Custom anti quoters, such as vec-ptr
and vec-len
, handle the C and
Haskell types independently. For example, when writing
[C.block| double {
int i;
double res;
for (i = 0; i < $vec-len:xs; i++) {
res += $vec-ptr:(double *xs)[i];
}
return res;
} |]
we’ll get a function of type
double some_name(int xs_len, double *xs_ptr)
and on the Haskell side the variable xs
will be used in conjuction
with some code getting its length and the underlying pointer, both to be
passed as arguments.
inline-c
#The C code that inline-c
generates is stored in a file named like the
Haskell source file, but with a .c
extension.
When using cabal, it is enough to specify generated C source, and eventual options for the C code:
executable foo
main-is: Main.hs, Foo.hs, Bar.hs
hs-source-dirs: src
-- Here the corresponding C sources must be listed for every module
-- that uses C code. In this example, Main.hs and Bar.hs do, but
-- Foo.hs does not.
c-sources: src/Main.c, src/Bar.c
-- These flags will be passed to the C compiler
cc-options: -Wall -O2
-- Libraries to link the code with.
extra-libraries: -lm
...
Note that currently cabal repl
is not supported, because the C code is
not compiled and linked appropriately. However, cabal repl
will fail
at the end, when trying to load the compiled C code, which means that we
can still use it to type check our package when developing.
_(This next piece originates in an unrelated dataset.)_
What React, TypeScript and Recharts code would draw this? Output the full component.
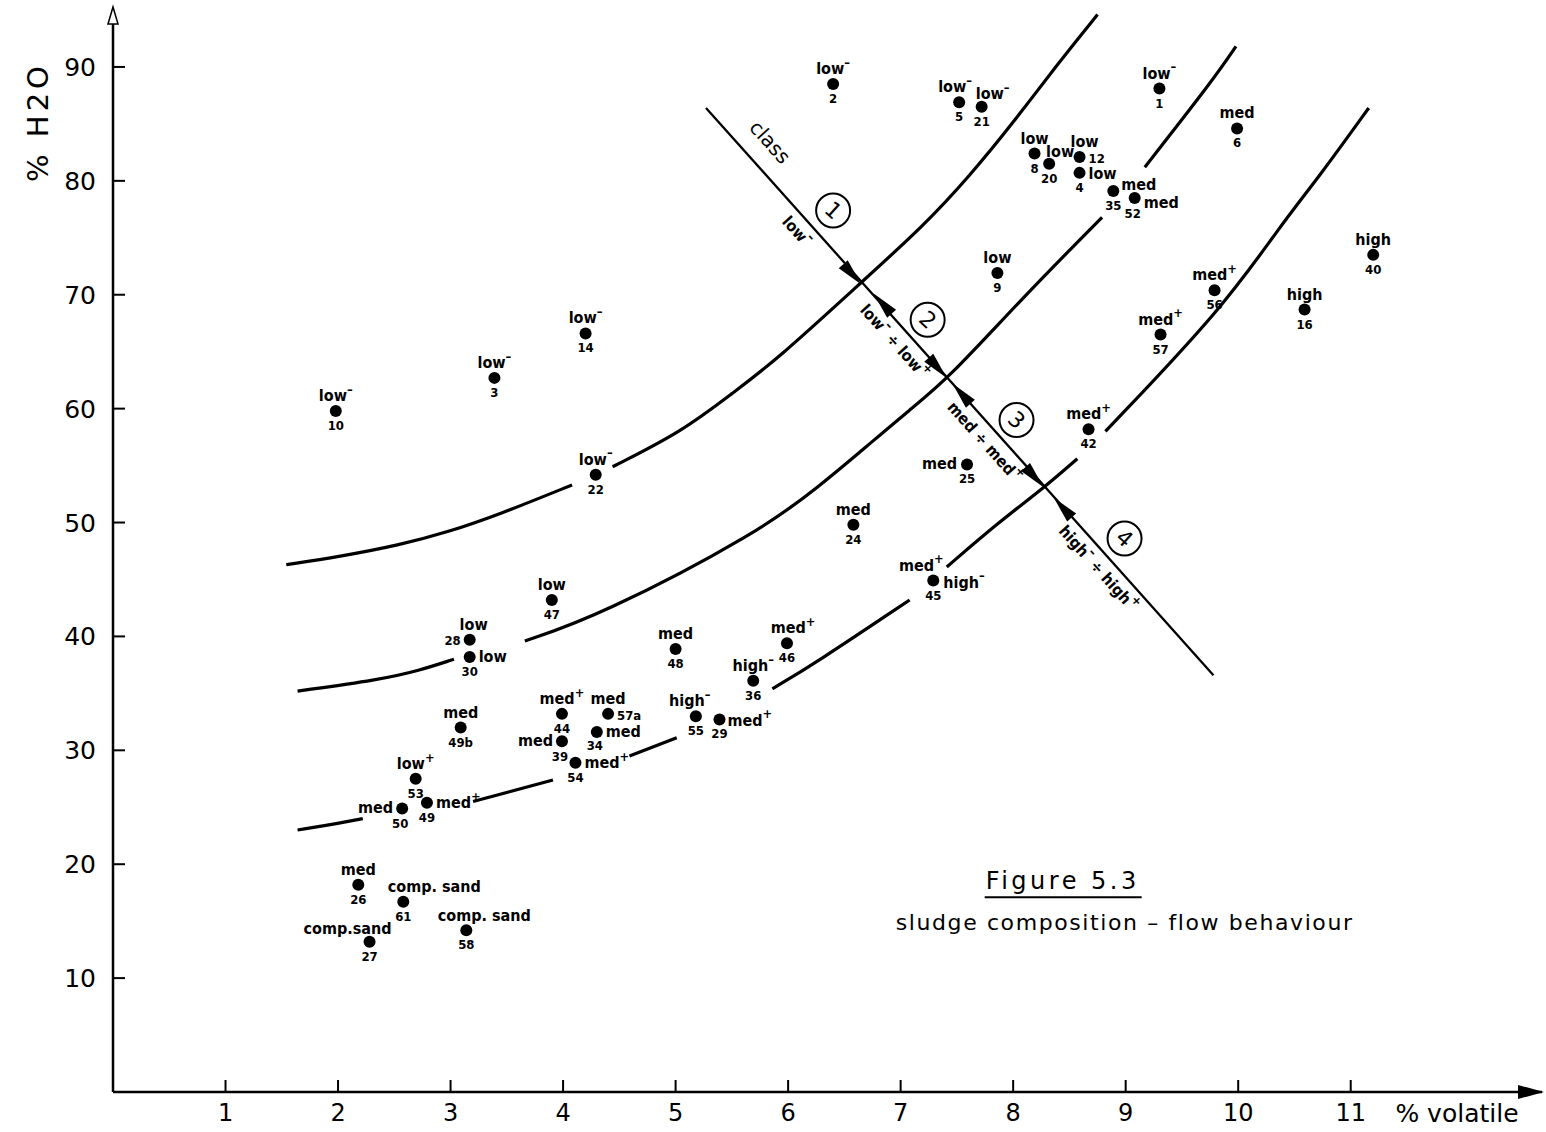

If we were to compile the above manaully we could do
$ ghc -c Main.hs
$ cc -c Main.c -o Main_c.o
$ ghc Foo.hs
$ ghc Bar.hs
$ cc -c Bar.c -o Bar_c.o
$ ghc Main.o Foo.o Bar.o Main_c.o Bar_c.o -lm -o Main
inline-c
#As mentioned previously, inline-c
can be extended by defining custom
anti-quoters. Moreover, we can also tell inline-c
about more C types
beyond the primitive ones.
Both operations are done via the Context
data type. Specifically, the
Context
contains a TypesTable
, mapping C type specifiers to Haskell
types; and a Map
of AntiQuoter
s. A baseCtx
is provided specifying
mappings from all the base C types to Haskell types (int
to CInt
,
double
to CDouble
, and so on). Context
s can be composed using
their Monoid
instance.
For example, the vecCtx
contains two anti-quoters, vec-len
and
vec-ptr
. When using inline-c
with external libraries we often
define a context dedicated to said library, defining a TypesTable
converting common types find in the library to their Haskell
counterparts. For example
inline-c-nag
defines a context
containing information regarding the types commonly using in the NAG
scientific library.
See the Language.C.Inline.Context
module documentation for more.
Our original use case for inline-c
was always C oriented. However,
thanks to extensible contexts, it should be possible to build C++
support on top of inline-c
, as we dabbled with in
inline-c-cpp
. In this way,
one can mix C++ code into Haskell source files, while reusing the
infrastructure that inline-c
provides for invoking foreign
functions. Since inline-c
generates C wrapper functions for all
inline expressions, one gets a function with bona fide C linkage to
wrap a C++ call, for free. Dealing with C++ templates, passing C++
objects in and out and conveniently manipulating them from Haskell are
the next challenges. If C++ support is what you need, feel free to
contribute to this ongoing effort!
We meant inline-c
as a simple, modular alternative to monolithic
binding libraries, borrowing the core concept of FFI-less programming of
foreign code from the
H project
and
language-c-inline. But
this is just the first cut! We are releasing the library to the
community early in hopes that it will accelerate the Haskell community’s
embrace of quality foreign libraries where they exist, as an alternative
to expending considerable resources reinventing such libraries for
little benefit. Numerical programming, machine learning, computer
vision, GUI programming and data analysis come to mind as obvious areas
where we want to leverage existing quality code. In fact, FP Complete is
using inline-c
today to enable quick access to all of NAG, a roughly
1.6K function strong library, for a large compute-intensive codebase. We
hope to see many more use cases in the future.